I like the heroic music as the crew is introduced.  We view peaceful scenes from the first day's expedition, then expectations are raised.  Music grows ominous as crew activities become suspicious.

(3) Hollywood scenes of insect attacks work well with vacation footage of real insect bites.
The most common way to end a scene is a fade to black or a cross-fade.  This one ends with an unsettling fade to white. 

(4) The natives stole our clothes?   Well it's some fun footage of topless tribal members and our group swimming in the river.  Aaagh ... was that a giant piranha?  This scene and the next work to set up our first jungle "tragedy".

(5) Actually good footage of a tribal dance, along with some National-Geographic-style toplessness.   Switch to some Brazilian samba entertainment on-board, then a guy's head explodes in a dimly-lit restaurant.  It's not supposed to make any sense, but perhaps I could have found a better-lit scene for the head explosion?
Note:  The exploding head was free stock footage from Detonation Films that I composited into the movie.
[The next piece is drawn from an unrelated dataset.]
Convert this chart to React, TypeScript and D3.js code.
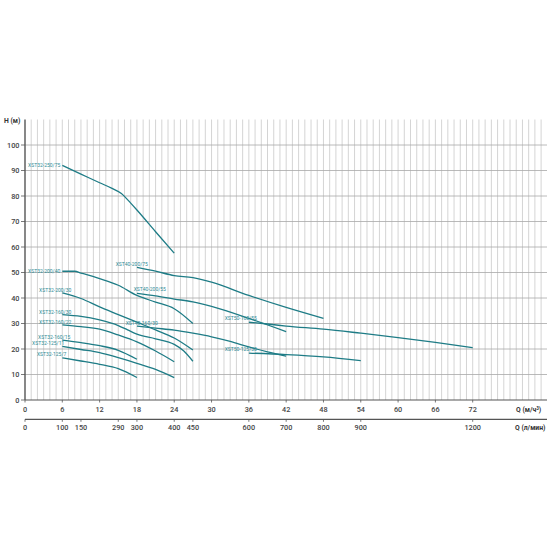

(6) Here's homage to a timelessly bad big-star feature movie.  Millions of people people actually paid to see Jon Voight & Jennifer Lopez in Anaconda!  At least my video of the river kids' canoes adds some authenticity and professionalism to the ridiculous Hollywood special effects.

(7)  I really like the edits in the scene about cults.  Cutting between the real, the unreal, and the OMG cat.  And increasingly tense string orchestra music.
But the screaming victim in Creature From The Black Lagoon is a female; our victim "The Dancer" is male.  If I re-edit, I might try to composite my friend so it looks like he is attacked by the Creature.
Note: The woman explaining an Amazonian religious cult is actually a university professor of anthropology in the United States..

(8) Sounds like music from Jaws as we're catching little fish from our Zodiac raft.  Wait a minute -- isn't that the same guy whose head blew up a couple of minutes ago?  [Discontinuity alert!]  I love Christopher Lloyd's voice as he explains the piranha's "pack mentality".   Clips from Piranha and Mega Piranha make my HENBC efforts look like Academy Award material.

(9) The vacation video clip of Tio Tom's cantina is actually well done and fun to watch.  I like the title, "One Century Later" [sure, everyone believes that].  But the surprise ending is rushed and unclear.  I'd like more viewers to realize that after the Tree Hugger and I escaped, I somehow morphed into "Swamp Thing" and we lived happily ever after.

Lessons Learned:
Don't take yourself too seriously.  I didn't bring the budget, crew, and equipment to produce a National Geographic documentary.  I don't my audience to be enchanted, I just want them to laugh!

When all else fails, use your video to tell "lies" about your trip.  Make up a story, then use your video clips to support the fiction.

Try mixing some Hollywood stuff with your own.  I tried this in 1996 with limited success when I blended our trip to Ireland with clips from The Quiet Man.

Humor trumps technical flaws.  Monsters of the Amazon won awards from a  couple of contests, despite some judges comments about discontinuity, an irrational story, and confusing ending.

NAMMA: "Ten Best of 2012"

AIFVF: "Best SciFi"

Monsters of the Amazon was fun to edit, and the result is certainly goofy.  Was it worth all of the time and effort?  Absolutely Yes!  I thought it was worth more than a single blog posting, so we could look a little deeper at inspiration and editing technique.  Hope you agree.